The Michael J. Fox Foundation has put the needs of patients first since our inception in 2000. We devote our funding dollars to the promising projects that will make a difference in the lives of people with Parkinson’s. We foster conversations with regulators like the U.S. Food and Drug Administration, private payers, and government payers like Centers for Medicare & Medicaid Services (CMS) to convey patient priorities. Read about a recent meeting we hosted with payer groups.
Where do we get the information we share on the experience of PD? From you, of course. This summer we asked our email and social communities to take a brief survey on the impact of “off” episodes. With long-term use, Parkinson’s medications lose their efficacy, and symptoms may reappear before it’s time for another dose. We call these fluctuations in motor abilities “on/off” episodes.
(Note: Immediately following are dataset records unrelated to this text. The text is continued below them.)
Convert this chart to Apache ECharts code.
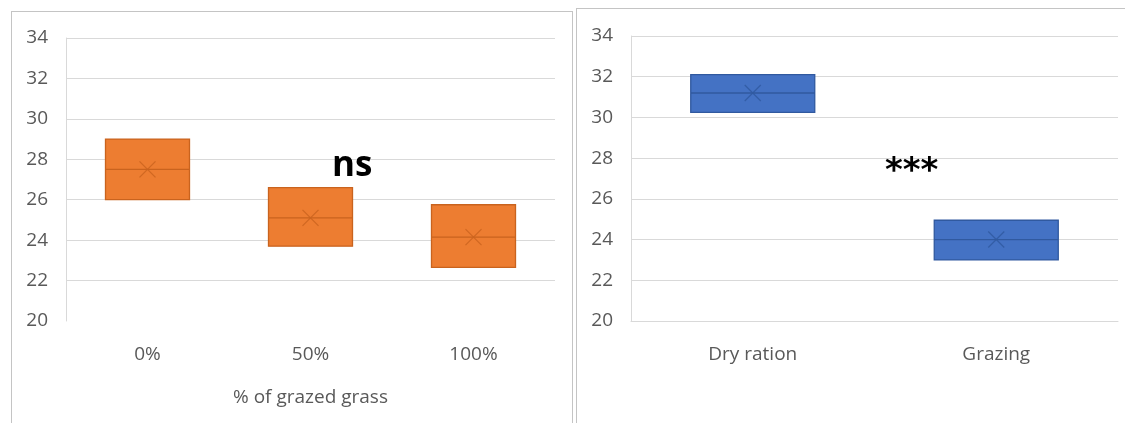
<!DOCTYPE html>
<html>
<head>
<meta charset="utf-8">
<script src="https://cdn.jsdelivr.net/npm/echarts@6/dist/echarts.min.js"></script>
<style>
  html, body { margin: 0; padding: 0; background: #fff; width: 1125px; height: 423px; overflow: hidden; }
  .panel { position: absolute; background: #fff; }
  #left { left: 11px; top: 11px; width: 560px; height: 430px; border: 1px solid #c4c4c4; border-bottom: none; }
  #right { left: 576px; top: 8px; width: 560px; height: 430px; border-left: 1px solid #c4c4c4; border-top: 1px solid #c4c4c4; }
</style>
</head>
<body>
<div id="left" class="panel"></div>
<div id="right" class="panel"></div>
<script>
// left panel: % of grazed grass
const grazedCats = ['0%', '50%', '100%'];
const grazedQ1 = [26.0, 23.7, 22.65];
const grazedMedian = [27.5, 25.1, 24.15];
const grazedQ3 = [29.0, 26.6, 25.75];
const grazedMean = [27.5, 25.1, 24.15];

// right panel: ration type
const rationCats = ['Dry ration', 'Grazing'];
const rationQ1 = [30.25, 23.0];
const rationMedian = [31.2, 24.0];
const rationQ3 = [32.1, 24.95];
const rationMean = [31.2, 24.0];

const yMin = 20, yMax = 34, yStep = 2;

const FONT = '"Open Sans", "Noto Sans", sans-serif';
const crossPath = 'path://M0,0L10,10M10,0L0,10';

function boxData(q1, med, q3) {
  // no whiskers in the source chart, so min=Q1 and max=Q3
  return q1.map((v, i) => [v, v, med[i], q3[i], q3[i]]);
}

function makeOption(cfg) {
  return {
    animation: false,
    grid: cfg.grid,
    xAxis: {
      type: 'category',
      data: cfg.cats,
      name: cfg.xName || '',
      nameLocation: 'middle',
      nameGap: 67,
      nameTextStyle: { color: '#595959', fontSize: 19, fontFamily: FONT },
      axisLine: { show: cfg.showXLine, lineStyle: { color: '#d9d9d9' } },
      axisTick: { show: false },
      axisLabel: { color: '#595959', fontSize: 19, fontFamily: FONT, margin: 24 },
      splitLine: { show: false }
    },
    yAxis: {
      type: 'value',
      min: yMin,
      max: yMax,
      interval: yStep,
      axisLine: { show: true, lineStyle: { color: '#d9d9d9' } },
      axisTick: { show: false },
      axisLabel: { color: '#595959', fontSize: 19, fontFamily: FONT, margin: 18 },
      splitLine: { show: true, showMinLine: cfg.showXLine, lineStyle: { color: '#d9d9d9', width: 1 } }
    },
    graphic: cfg.graphic,
    series: [
      {
        type: 'boxplot',
        data: boxData(cfg.q1, cfg.med, cfg.q3),
        boxWidth: [cfg.boxW, cfg.boxW],
        itemStyle: { color: cfg.fill, borderColor: cfg.edge, borderWidth: 1.3 }
      },
      {
        type: 'scatter',
        data: cfg.mean,
        symbol: crossPath,
        symbolSize: 16,
        itemStyle: { color: 'rgba(0,0,0,0)', borderColor: cfg.edge, borderWidth: 1.3 },
        z: 5
      }
    ]
  };
}

const leftChart = echarts.init(document.getElementById('left'));
leftChart.setOption(makeOption({
  grid: { left: 54, top: 26, width: 489, height: 283 },
  cats: grazedCats,
  xName: '% of grazed grass',
  showXLine: false,
  q1: grazedQ1, med: grazedMedian, q3: grazedQ3, mean: grazedMean,
  boxW: 84,
  fill: '#ED7D31',
  edge: '#C9631E',
  graphic: [{
    type: 'text', left: 320, top: 137, z: 100,
    style: { text: 'ns', fill: '#000', font: 'bold 35px "Open Sans", sans-serif' }
  }]
}));

const rightChart = echarts.init(document.getElementById('right'));
rightChart.setOption(makeOption({
  grid: { left: 54, top: 27, width: 487, height: 285 },
  cats: rationCats,
  showXLine: true,
  q1: rationQ1, med: rationMedian, q3: rationQ3, mean: rationMean,
  boxW: 124,
  fill: '#4472C4',
  edge: '#30599F',
  graphic: [{
    type: 'text', left: 308, top: 146, z: 100,
    style: { text: '***', fill: '#000', font: 'bold 34px "DejaVu Sans", sans-serif' }
  }]
}));
</script>
</body>
</html>
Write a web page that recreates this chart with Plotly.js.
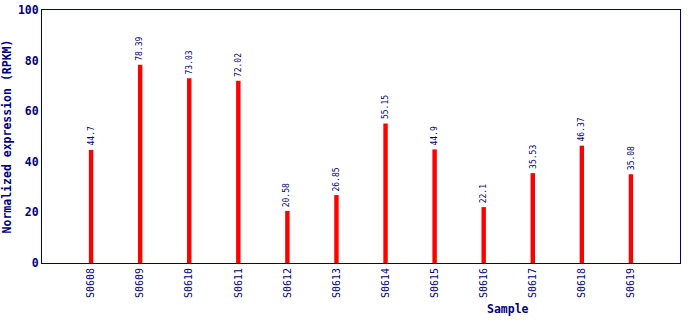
<!DOCTYPE html>
<html><head><meta charset="utf-8">
<script src="https://cdn.plot.ly/plotly-3.0.1.min.js"></script>
<style>body{margin:0;padding:0;background:#fff}</style>
</head><body>
<div id="chart" style="width:690px;height:320px"></div>
<script>
const samples = ["S0608","S0609","S0610","S0611","S0612","S0613","S0614","S0615","S0616","S0617","S0618","S0619"];
const values = [44.7,78.39,73.03,72.02,20.58,26.85,55.15,44.9,22.1,35.53,46.37,35.08];
const valueLabels = ["44.7","78.39","73.03","72.02","20.58","26.85","55.15","44.9","22.1","35.53","46.37","35.08"];
const yTicks = [0,20,40,60,80,100];

const navy = "#000080";
const mono = "DejaVu Sans Mono, monospace";

const labelAnnotations = samples.map((s, i) => ({
  x: s, y: values[i], xref: "x", yref: "y",
  text: valueLabels[i], showarrow: false, textangle: -90,
  xanchor: "center", yanchor: "bottom", yshift: 2,
  font: {family: mono, size: 8, color: navy}
}));

Plotly.newPlot("chart", [{
  type: "bar",
  x: samples,
  y: values,
  marker: {color: "#ff0000"},
  width: 0.09,
  hoverinfo: "none"
}], {
  width: 690, height: 320,
  margin: {l: 42, r: 10, t: 10, b: 57},
  paper_bgcolor: "#fff", plot_bgcolor: "#fff",
  showlegend: false,
  annotations: labelAnnotations.concat([{
    text: "<b>Sample</b>", xref: "paper", yref: "paper", x: 0.73, y: -0.182,
    xanchor: "center", yanchor: "middle", showarrow: false,
    font: {family: mono, size: 11.5, color: navy}
  }]),
  xaxis: {
    type: "category",
    range: [-1, 12],
    showline: true, mirror: true, linecolor: navy, linewidth: 1,
    showgrid: false, zeroline: false, ticks: "",
    tickangle: -90,
    tickfont: {family: mono, size: 10, color: navy}
  },
  yaxis: {
    range: [0, 100],
    tickvals: yTicks,
    showline: true, mirror: true, linecolor: navy, linewidth: 1,
    showgrid: false, zeroline: false, ticks: "",
    tickfont: {family: mono, size: 11.5, color: navy, weight: "bold"},
    title: {text: "<b>Normalized expression (RPKM)</b>", font: {family: mono, size: 11.5, color: navy}, standoff: 6}
  }
}, {displayModeBar: false, staticPlot: true});
</script>
</body></html>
Watch our webinar on “on/off” episodes.
More than 3,000 people with Parkinson’s took our survey, teaching us lots about the lived experience of “off” episodes:
- More than 90 percent of people reported they have at least one “off” episode per day.
- Nearly 65 percent of respondents were “off” for two or more hours per day. More than 20 percent reported “off” greater than four hours.
- Close to half of respondents said their “off” times are moderate to severe, causing them to avoid or stop activities they can perform while “on.”
- The average disability rating was almost twice when describing “off” compared to “on” (see visual below).
These results, as well as patients themselves, have been part of conversations with CMS and payers and with companies working on new therapies to avoid or treat “off” episodes. Statistics like those from this survey of the patient community may influence regulator and payer coverage decisions and help companies guide their research. Read more about some of those treatments in development.
Thank you to all who completed this survey, and we hope if another comes across your inbox or your social feed you’ll help us collect more insight into what it’s like to live with Parkinson’s and where research should focus.